Borrowers that have taken the bank’s offer to pay only interest on their loans have tended to be owners of market-rate apartments, Cangemi said, while those that are entirely rent-regulated are paying principal and interest.

“They’re collecting [rent], there is no issue,” Cangemi said, of the bank’s rent-regulated borrowers. “It’s a resilient market for that niche business, and we’re going to continue to be a dominant force in that niche.”

That stands in sharp contrast to a recent report from a landlord trade association that New York City rent-regulated tenants owe $1 billion in back rent.

Despite its optimistic outlook on rent-regulated stock, bank officials signaled the Queens-based lender may diversify its holdings in the near future.
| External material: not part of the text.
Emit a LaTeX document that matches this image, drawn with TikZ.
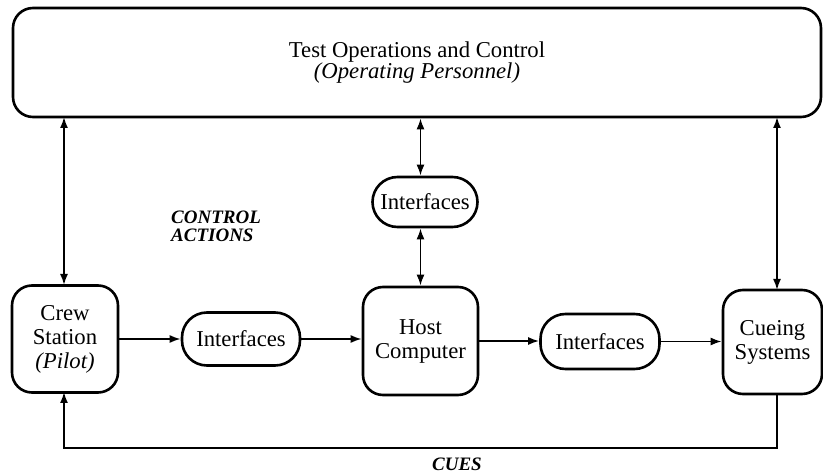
\documentclass[tikz,border=0pt]{standalone}
\usepackage{fontspec}
\setmainfont{Liberation Serif}
\usetikzlibrary{arrows.meta}
\begin{document}
\begin{tikzpicture}[x=1pt,y=-1pt,
  box/.style={draw, line width=2.6pt, rounded corners=20pt, align=center, inner sep=0pt,
    font=\fontsize{22.7}{24}\selectfont},
  pill/.style={draw, line width=2.6pt, rounded corners=25pt, align=center, inner sep=0pt,
    font=\fontsize{22.7}{24}\selectfont},
  conn/.style={line width=1.8pt, -{Latex[length=11pt,width=8pt]}},
  dconn/.style={line width=1.8pt, {Latex[length=11pt,width=8pt]}-{Latex[length=11pt,width=8pt]}},
  lbl/.style={font=\fontsize{19}{18}\selectfont\bfseries\itshape, inner sep=0pt, align=left}
]
\useasboundingbox (0,0) rectangle (823,473);

\node[box, minimum width=808pt, minimum height=109pt, font=\fontsize{22.7}{21}\selectfont] (top) at (417,62.5)
  {Test Operations and Control\\\textit{(Operating Personnel)}};

\node[box, minimum width=106pt, minimum height=107pt] (crew) at (65,339)
  {Crew\\Station\\\textit{(Pilot)}};
\node[pill, minimum width=118pt, minimum height=53pt] (int1) at (241,339) {Interfaces};
\node[box, minimum width=115pt, minimum height=108pt] (host) at (420.5,341)
  {Host\\Computer};
\node[pill, minimum width=105pt, minimum height=50pt] (inttop) at (425,202) {Interfaces};
\node[pill, minimum width=119pt, minimum height=55pt] (int2) at (600,341.5) {Interfaces};
\node[box, minimum width=99pt, minimum height=104pt] (cue) at (772.5,342)
  {Cueing\\Systems};

\node[lbl, anchor=north west] (ctrl) at (171,211) {CONTROL\\ACTIONS};
\node[lbl] (cues) at (457,464) {CUES};

\coordinate (rtop) at (777,117);
\coordinate (rcue) at (777,290);
\coordinate (rbot) at (777,394);
\coordinate (corner1) at (777,448);
\coordinate (corner2) at (64,448);
\coordinate (ltop) at (64,117);
\coordinate (lcrew) at (64,285);
\coordinate (lcrewb) at (64,392);

\draw[dconn] (ltop) -- (lcrew);
\draw[dconn] (rtop) -- (rcue);
\draw[dconn] (top.south -| host.north) -- (inttop.north -| host.north);
\draw[dconn] (inttop.south -| host.north) -- (host.north);
\draw[conn] (crew.east) -- (crew.east -| int1.west);
\draw[conn] (int1.east) -- (int1.east -| host.west);
\draw[conn] (host.east) -- (host.east -| int2.west);
\draw[conn] (int2.east) -- (int2.east -| cue.west);
\draw[conn] (rbot) -- (corner1) -- (corner2) -- (lcrewb);
\end{tikzpicture}
\end{document}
In 2019, Ficalora said that the bank wanted to be a “successful acquirer of other banks” after changes to the Dodd-Frank Act lifted a regulatory cap for banks. Cangemi said the bank is considering an acquisition now.

“To change the diversity of the lending book, take on new products and drive this into a commercial lending enterprise, it will be a mergers and acquisitions transaction that does so,” said Cangemi.